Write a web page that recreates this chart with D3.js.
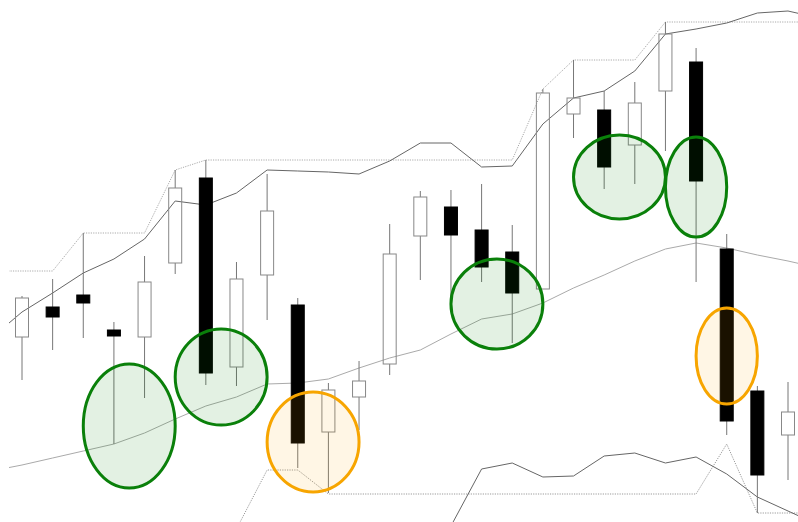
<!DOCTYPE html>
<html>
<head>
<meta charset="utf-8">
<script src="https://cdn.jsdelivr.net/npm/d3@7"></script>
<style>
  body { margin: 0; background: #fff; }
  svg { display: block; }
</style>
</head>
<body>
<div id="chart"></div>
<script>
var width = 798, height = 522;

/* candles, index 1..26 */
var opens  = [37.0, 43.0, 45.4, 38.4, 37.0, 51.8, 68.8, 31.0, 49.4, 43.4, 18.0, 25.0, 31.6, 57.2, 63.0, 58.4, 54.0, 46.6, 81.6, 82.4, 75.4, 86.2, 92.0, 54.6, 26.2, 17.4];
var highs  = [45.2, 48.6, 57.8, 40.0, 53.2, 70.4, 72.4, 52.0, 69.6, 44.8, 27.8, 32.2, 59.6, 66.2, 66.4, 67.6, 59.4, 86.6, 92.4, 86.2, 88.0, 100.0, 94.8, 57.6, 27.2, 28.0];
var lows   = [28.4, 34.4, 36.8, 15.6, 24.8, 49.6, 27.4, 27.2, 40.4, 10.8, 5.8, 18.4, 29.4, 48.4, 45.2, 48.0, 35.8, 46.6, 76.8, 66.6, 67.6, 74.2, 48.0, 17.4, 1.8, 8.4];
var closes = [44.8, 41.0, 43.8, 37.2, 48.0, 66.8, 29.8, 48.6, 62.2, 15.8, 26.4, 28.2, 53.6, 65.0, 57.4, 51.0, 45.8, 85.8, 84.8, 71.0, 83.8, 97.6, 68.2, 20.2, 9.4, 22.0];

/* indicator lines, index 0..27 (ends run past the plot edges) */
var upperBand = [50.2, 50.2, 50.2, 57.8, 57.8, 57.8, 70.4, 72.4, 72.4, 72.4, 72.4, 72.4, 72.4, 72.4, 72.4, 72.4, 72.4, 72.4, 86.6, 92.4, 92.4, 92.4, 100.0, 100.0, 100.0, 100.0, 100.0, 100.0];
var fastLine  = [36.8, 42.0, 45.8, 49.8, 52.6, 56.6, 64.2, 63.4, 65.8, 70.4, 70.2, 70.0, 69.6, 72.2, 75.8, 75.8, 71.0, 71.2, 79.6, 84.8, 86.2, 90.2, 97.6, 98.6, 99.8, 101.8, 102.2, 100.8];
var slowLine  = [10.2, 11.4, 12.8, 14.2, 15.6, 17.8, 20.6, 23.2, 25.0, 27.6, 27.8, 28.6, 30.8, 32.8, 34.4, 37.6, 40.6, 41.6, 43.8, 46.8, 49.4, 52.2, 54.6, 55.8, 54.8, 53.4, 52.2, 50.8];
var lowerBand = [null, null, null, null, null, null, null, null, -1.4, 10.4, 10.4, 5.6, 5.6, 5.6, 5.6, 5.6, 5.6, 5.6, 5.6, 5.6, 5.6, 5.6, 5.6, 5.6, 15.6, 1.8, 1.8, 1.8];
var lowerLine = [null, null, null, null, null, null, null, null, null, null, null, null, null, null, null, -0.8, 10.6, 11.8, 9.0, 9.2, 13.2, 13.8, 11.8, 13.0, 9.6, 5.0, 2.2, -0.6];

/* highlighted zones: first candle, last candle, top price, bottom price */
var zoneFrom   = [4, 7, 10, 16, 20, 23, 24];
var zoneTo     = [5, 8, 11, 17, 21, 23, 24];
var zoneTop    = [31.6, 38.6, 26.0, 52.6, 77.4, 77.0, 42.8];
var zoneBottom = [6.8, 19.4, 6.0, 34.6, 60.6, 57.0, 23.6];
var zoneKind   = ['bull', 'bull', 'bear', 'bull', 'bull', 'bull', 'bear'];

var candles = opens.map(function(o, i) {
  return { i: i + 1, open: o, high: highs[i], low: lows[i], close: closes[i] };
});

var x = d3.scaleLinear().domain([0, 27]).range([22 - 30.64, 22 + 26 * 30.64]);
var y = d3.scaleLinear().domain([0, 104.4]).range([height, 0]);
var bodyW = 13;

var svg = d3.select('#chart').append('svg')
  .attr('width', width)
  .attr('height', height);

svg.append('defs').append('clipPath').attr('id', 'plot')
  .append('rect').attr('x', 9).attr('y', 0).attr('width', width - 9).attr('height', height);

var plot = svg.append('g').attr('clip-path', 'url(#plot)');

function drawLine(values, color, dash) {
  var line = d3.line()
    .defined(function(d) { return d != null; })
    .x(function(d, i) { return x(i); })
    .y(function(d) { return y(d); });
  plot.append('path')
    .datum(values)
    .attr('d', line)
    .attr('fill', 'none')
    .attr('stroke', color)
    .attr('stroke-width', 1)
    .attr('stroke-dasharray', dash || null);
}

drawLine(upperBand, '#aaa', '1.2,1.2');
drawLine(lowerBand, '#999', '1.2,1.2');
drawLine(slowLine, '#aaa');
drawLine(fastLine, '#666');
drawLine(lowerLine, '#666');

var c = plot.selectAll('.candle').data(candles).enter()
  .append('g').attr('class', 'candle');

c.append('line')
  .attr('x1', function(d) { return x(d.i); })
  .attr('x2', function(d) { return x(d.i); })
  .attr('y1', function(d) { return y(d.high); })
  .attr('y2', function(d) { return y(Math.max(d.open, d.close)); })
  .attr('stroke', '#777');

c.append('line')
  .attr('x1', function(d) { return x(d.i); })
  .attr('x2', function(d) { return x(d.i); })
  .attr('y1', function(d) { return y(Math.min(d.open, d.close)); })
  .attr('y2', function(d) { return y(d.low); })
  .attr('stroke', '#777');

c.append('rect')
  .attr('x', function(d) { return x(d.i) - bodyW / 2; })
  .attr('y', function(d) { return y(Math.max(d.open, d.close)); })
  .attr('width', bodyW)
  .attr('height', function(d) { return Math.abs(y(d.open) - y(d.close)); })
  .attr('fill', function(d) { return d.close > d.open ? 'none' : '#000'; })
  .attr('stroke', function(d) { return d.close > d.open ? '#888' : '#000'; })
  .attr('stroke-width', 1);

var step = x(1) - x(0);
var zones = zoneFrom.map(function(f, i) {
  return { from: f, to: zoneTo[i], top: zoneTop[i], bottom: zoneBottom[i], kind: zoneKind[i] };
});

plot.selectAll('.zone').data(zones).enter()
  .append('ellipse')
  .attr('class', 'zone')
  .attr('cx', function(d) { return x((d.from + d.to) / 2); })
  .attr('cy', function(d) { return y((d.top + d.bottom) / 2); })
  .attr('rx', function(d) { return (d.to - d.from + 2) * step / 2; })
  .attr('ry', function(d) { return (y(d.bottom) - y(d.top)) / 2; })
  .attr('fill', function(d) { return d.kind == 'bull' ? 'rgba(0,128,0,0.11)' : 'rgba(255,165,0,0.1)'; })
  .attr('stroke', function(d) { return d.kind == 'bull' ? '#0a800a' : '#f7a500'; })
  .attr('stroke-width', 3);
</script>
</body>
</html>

WHAT IS EXPECTED :: Write out the listing above exactly as it stands, pictures excluded.

SOLUTION ::
Write a web page that recreates this chart with D3.js.
<!DOCTYPE html>
<html>
<head>
<meta charset="utf-8">
<script src="https://cdn.jsdelivr.net/npm/d3@7"></script>
<style>
  body { margin: 0; background: #fff; }
  svg { display: block; }
</style>
</head>
<body>
<div id="chart"></div>
<script>
var width = 798, height = 522;

/* candles, index 1..26 */
var opens  = [37.0, 43.0, 45.4, 38.4, 37.0, 51.8, 68.8, 31.0, 49.4, 43.4, 18.0, 25.0, 31.6, 57.2, 63.0, 58.4, 54.0, 46.6, 81.6, 82.4, 75.4, 86.2, 92.0, 54.6, 26.2, 17.4];
var highs  = [45.2, 48.6, 57.8, 40.0, 53.2, 70.4, 72.4, 52.0, 69.6, 44.8, 27.8, 32.2, 59.6, 66.2, 66.4, 67.6, 59.4, 86.6, 92.4, 86.2, 88.0, 100.0, 94.8, 57.6, 27.2, 28.0];
var lows   = [28.4, 34.4, 36.8, 15.6, 24.8, 49.6, 27.4, 27.2, 40.4, 10.8, 5.8, 18.4, 29.4, 48.4, 45.2, 48.0, 35.8, 46.6, 76.8, 66.6, 67.6, 74.2, 48.0, 17.4, 1.8, 8.4];
var closes = [44.8, 41.0, 43.8, 37.2, 48.0, 66.8, 29.8, 48.6, 62.2, 15.8, 26.4, 28.2, 53.6, 65.0, 57.4, 51.0, 45.8, 85.8, 84.8, 71.0, 83.8, 97.6, 68.2, 20.2, 9.4, 22.0];

/* indicator lines, index 0..27 (ends run past the plot edges) */
var upperBand = [50.2, 50.2, 50.2, 57.8, 57.8, 57.8, 70.4, 72.4, 72.4, 72.4, 72.4, 72.4, 72.4, 72.4, 72.4, 72.4, 72.4, 72.4, 86.6, 92.4, 92.4, 92.4, 100.0, 100.0, 100.0, 100.0, 100.0, 100.0];
var fastLine  = [36.8, 42.0, 45.8, 49.8, 52.6, 56.6, 64.2, 63.4, 65.8, 70.4, 70.2, 70.0, 69.6, 72.2, 75.8, 75.8, 71.0, 71.2, 79.6, 84.8, 86.2, 90.2, 97.6, 98.6, 99.8, 101.8, 102.2, 100.8];
var slowLine  = [10.2, 11.4, 12.8, 14.2, 15.6, 17.8, 20.6, 23.2, 25.0, 27.6, 27.8, 28.6, 30.8, 32.8, 34.4, 37.6, 40.6, 41.6, 43.8, 46.8, 49.4, 52.2, 54.6, 55.8, 54.8, 53.4, 52.2, 50.8];
var lowerBand = [null, null, null, null, null, null, null, null, -1.4, 10.4, 10.4, 5.6, 5.6, 5.6, 5.6, 5.6, 5.6, 5.6, 5.6, 5.6, 5.6, 5.6, 5.6, 5.6, 15.6, 1.8, 1.8, 1.8];
var lowerLine = [null, null, null, null, null, null, null, null, null, null, null, null, null, null, null, -0.8, 10.6, 11.8, 9.0, 9.2, 13.2, 13.8, 11.8, 13.0, 9.6, 5.0, 2.2, -0.6];

/* highlighted zones: first candle, last candle, top price, bottom price */
var zoneFrom   = [4, 7, 10, 16, 20, 23, 24];
var zoneTo     = [5, 8, 11, 17, 21, 23, 24];
var zoneTop    = [31.6, 38.6, 26.0, 52.6, 77.4, 77.0, 42.8];
var zoneBottom = [6.8, 19.4, 6.0, 34.6, 60.6, 57.0, 23.6];
var zoneKind   = ['bull', 'bull', 'bear', 'bull', 'bull', 'bull', 'bear'];

var candles = opens.map(function(o, i) {
  return { i: i + 1, open: o, high: highs[i], low: lows[i], close: closes[i] };
});

var x = d3.scaleLinear().domain([0, 27]).range([22 - 30.64, 22 + 26 * 30.64]);
var y = d3.scaleLinear().domain([0, 104.4]).range([height, 0]);
var bodyW = 13;

var svg = d3.select('#chart').append('svg')
  .attr('width', width)
  .attr('height', height);

svg.append('defs').append('clipPath').attr('id', 'plot')
  .append('rect').attr('x', 9).attr('y', 0).attr('width', width - 9).attr('height', height);

var plot = svg.append('g').attr('clip-path', 'url(#plot)');

function drawLine(values, color, dash) {
  var line = d3.line()
    .defined(function(d) { return d != null; })
    .x(function(d, i) { return x(i); })
    .y(function(d) { return y(d); });
  plot.append('path')
    .datum(values)
    .attr('d', line)
    .attr('fill', 'none')
    .attr('stroke', color)
    .attr('stroke-width', 1)
    .attr('stroke-dasharray', dash || null);
}

drawLine(upperBand, '#aaa', '1.2,1.2');
drawLine(lowerBand, '#999', '1.2,1.2');
drawLine(slowLine, '#aaa');
drawLine(fastLine, '#666');
drawLine(lowerLine, '#666');

var c = plot.selectAll('.candle').data(candles).enter()
  .append('g').attr('class', 'candle');

c.append('line')
  .attr('x1', function(d) { return x(d.i); })
  .attr('x2', function(d) { return x(d.i); })
  .attr('y1', function(d) { return y(d.high); })
  .attr('y2', function(d) { return y(Math.max(d.open, d.close)); })
  .attr('stroke', '#777');

c.append('line')
  .attr('x1', function(d) { return x(d.i); })
  .attr('x2', function(d) { return x(d.i); })
  .attr('y1', function(d) { return y(Math.min(d.open, d.close)); })
  .attr('y2', function(d) { return y(d.low); })
  .attr('stroke', '#777');

c.append('rect')
  .attr('x', function(d) { return x(d.i) - bodyW / 2; })
  .attr('y', function(d) { return y(Math.max(d.open, d.close)); })
  .attr('width', bodyW)
  .attr('height', function(d) { return Math.abs(y(d.open) - y(d.close)); })
  .attr('fill', function(d) { return d.close > d.open ? 'none' : '#000'; })
  .attr('stroke', function(d) { return d.close > d.open ? '#888' : '#000'; })
  .attr('stroke-width', 1);

var step = x(1) - x(0);
var zones = zoneFrom.map(function(f, i) {
  return { from: f, to: zoneTo[i], top: zoneTop[i], bottom: zoneBottom[i], kind: zoneKind[i] };
});

plot.selectAll('.zone').data(zones).enter()
  .append('ellipse')
  .attr('class', 'zone')
  .attr('cx', function(d) { return x((d.from + d.to) / 2); })
  .attr('cy', function(d) { return y((d.top + d.bottom) / 2); })
  .attr('rx', function(d) { return (d.to - d.from + 2) * step / 2; })
  .attr('ry', function(d) { return (y(d.bottom) - y(d.top)) / 2; })
  .attr('fill', function(d) { return d.kind == 'bull' ? 'rgba(0,128,0,0.11)' : 'rgba(255,165,0,0.1)'; })
  .attr('stroke', function(d) { return d.kind == 'bull' ? '#0a800a' : '#f7a500'; })
  .attr('stroke-width', 3);
</script>
</body>
</html>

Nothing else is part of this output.